A couple months ago, I was trying to use the statements found in Hartshorne about glueing schemes and morphisms and realized that these statements were inadequate for my purposes. Looking more closely, I realized that Hartshorne's hypotheses are "wrong," in roughly the same way that it is "wrong" to require, in the definition of a basis for a topology that it be closed under finite intersections. (This would, for instance, exclude the set of open balls from being a basis for $\mathbb{R}^n$.) Working through it a bit more, I realized that the "right" statement was most easily expressed by saying that a certain kind of diagram in the category of schemes has a colimit. At this point, the notion of "colimit" began to seem much more manageable: a colimit is a way of gluing objects (and morphisms).

However, I cannot think of any similar intuition for the notion of "limit." Even in the case of a fibre product, a limit can be anything from an intersection to a product, and I find it intimidating to try to think of these two very different things as a special cases of the same construction. I understand how to show that they are; it just does not make intuitive sense, somehow.

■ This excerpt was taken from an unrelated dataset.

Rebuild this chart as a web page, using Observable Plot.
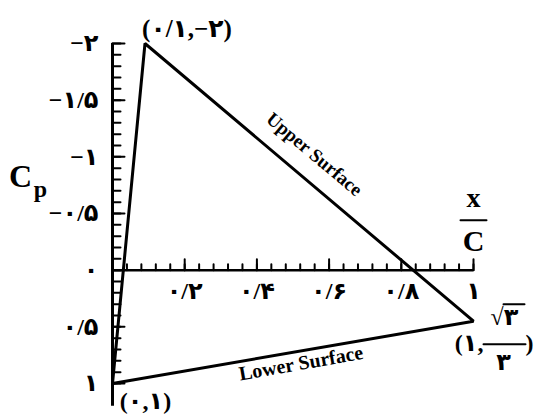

For another example, I think (and correct me if I am wrong) that the sheaf condition on a presheaf can be expressed as stating that the contravariant functor takes colimits to limits. [This is not correct as stated. See Martin Brandenburg's answer below for an explanation of why not, as well as what the correct statement is.] It seems like a statement this simple should make everything clearer, but I find it much easier to understand the definition in terms of compatible local sections gluing together. I can (I think) prove that they are the same, but by the time I get to one end of the proof, I've lost track of the other end intuitively.

Thus, my question is this: Is there a nice, preferably geometric intuition for the notion of limit? If anyone can recommend a book on category theory that they think would appeal to someone like me, that would also be appreciated.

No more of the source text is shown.